If someone makes $250,000 per year and spends it all, how much do they have left? Zero. I routinely see people make the misconception that wealth begins with a salary, but this is not true. It all comes down to the choices we make with what we have. Focus on what you keep! This is where the money is made. If you have nothing left over, you can never start investing.
Doing things to earn a return entails taking on risks. Keep this in mind! If you have the opportunity to make x%, you also have the ability to lose x%. That relationship between risk and reward is linear. Usually, if one goes up, the other goes up, and vice versa.

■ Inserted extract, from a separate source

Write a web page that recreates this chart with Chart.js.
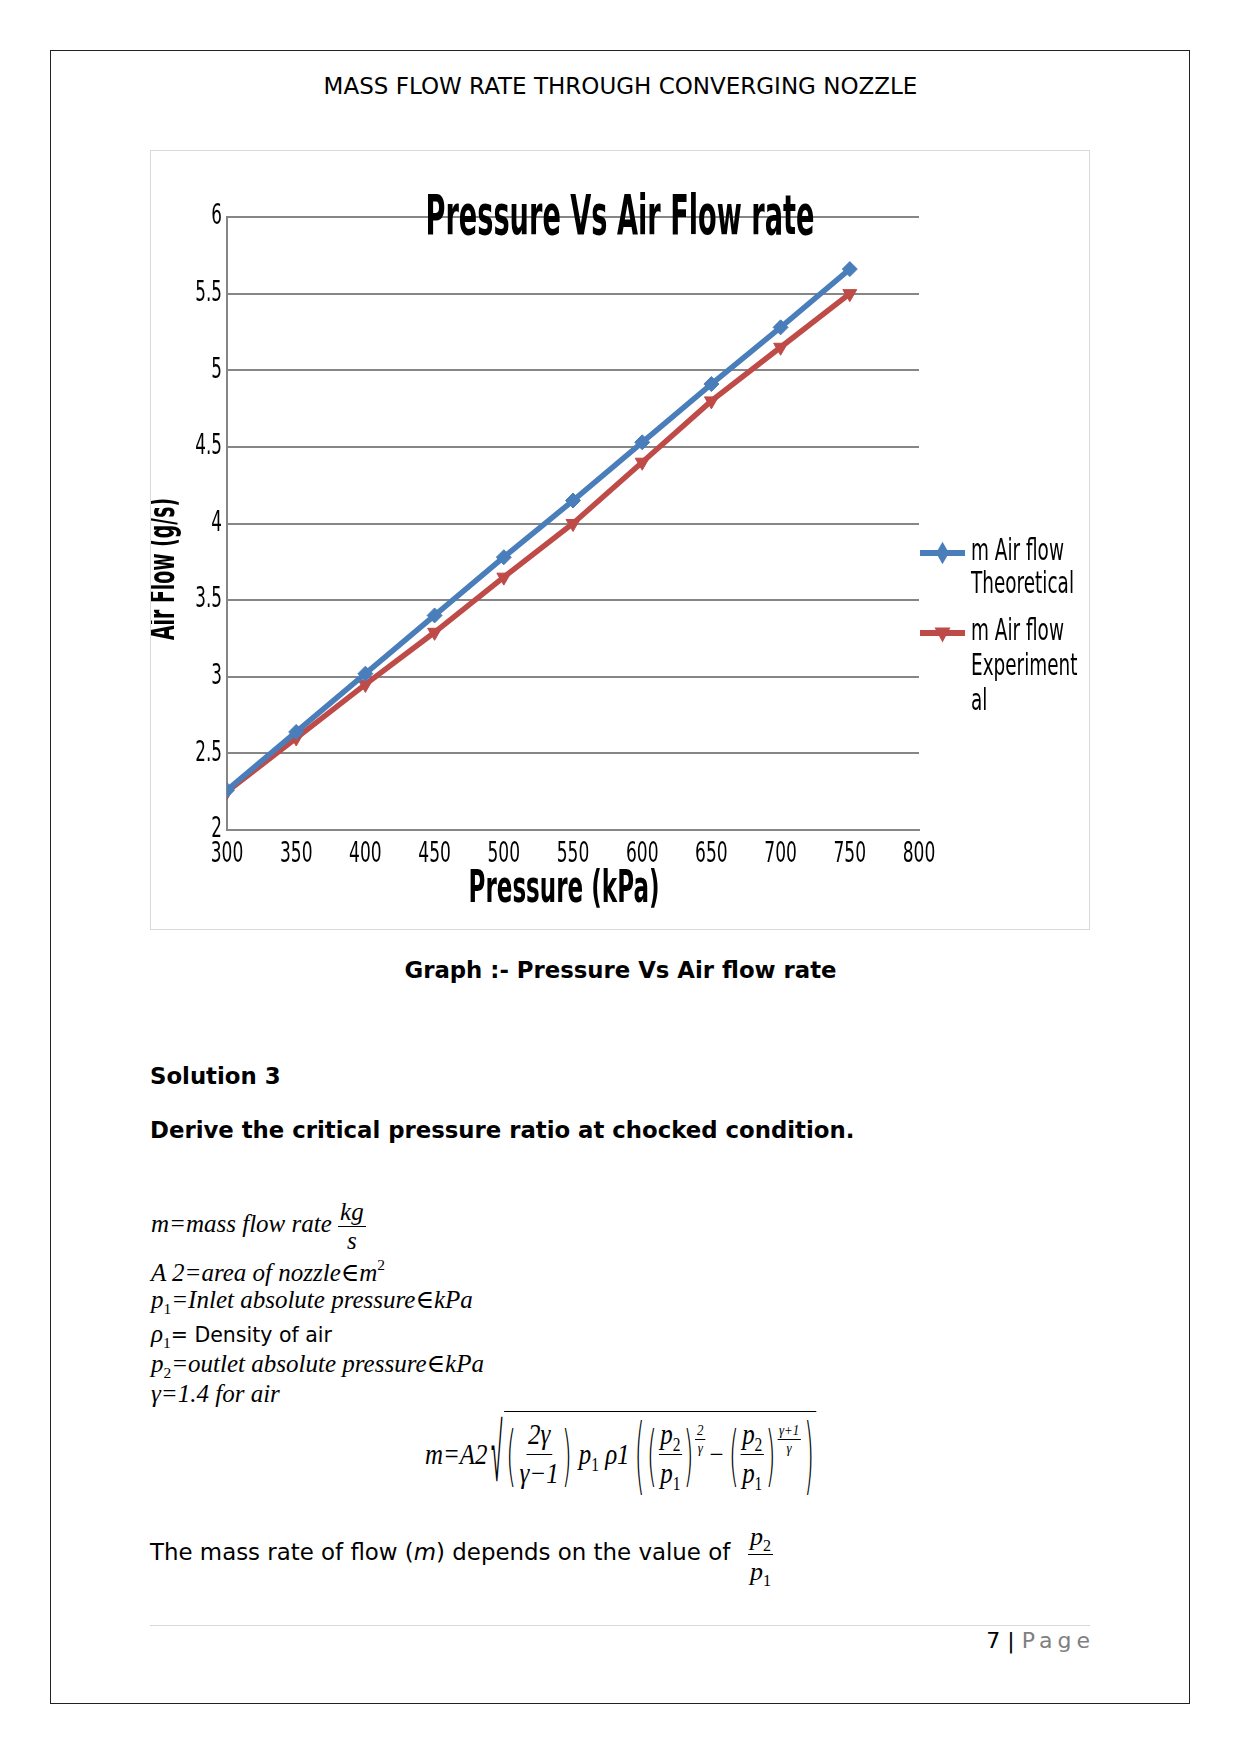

Can we try and mitigate that risk? For sure! We can reduce risk by diversifying our assets so that not all of our resources are in one investment. However, it is important to note that when we reduce risk, we generally reduce some of our returns as well.
Mi: my emotions. This is big! If you saw a stock jump 5%, wouldn’t you want to buy it? If a stock goes down 5%, do you want to run from it?
Ben Graham, the man who taught Warren Buffett how to invest, once said, “The investor’s chief problem and even his worst enemy is likely to be himself.” Emotions are a weakness to the investor and weaken your future. Too many people buy high and sell low. This is a losing formula. Rather, we should buy low and sell high. How do we do this? We have to have a plan to take our emotions out of the game and play from a solely data-driven position. This isn’t easy, but it is essential to success.
So remember, spend less than you make so that you can invest, keep in mind that return has risk, and don’t allow your emotions to own your investments. If you do these things and invest with a plan, then money will be your employee — working for you and towards your goals!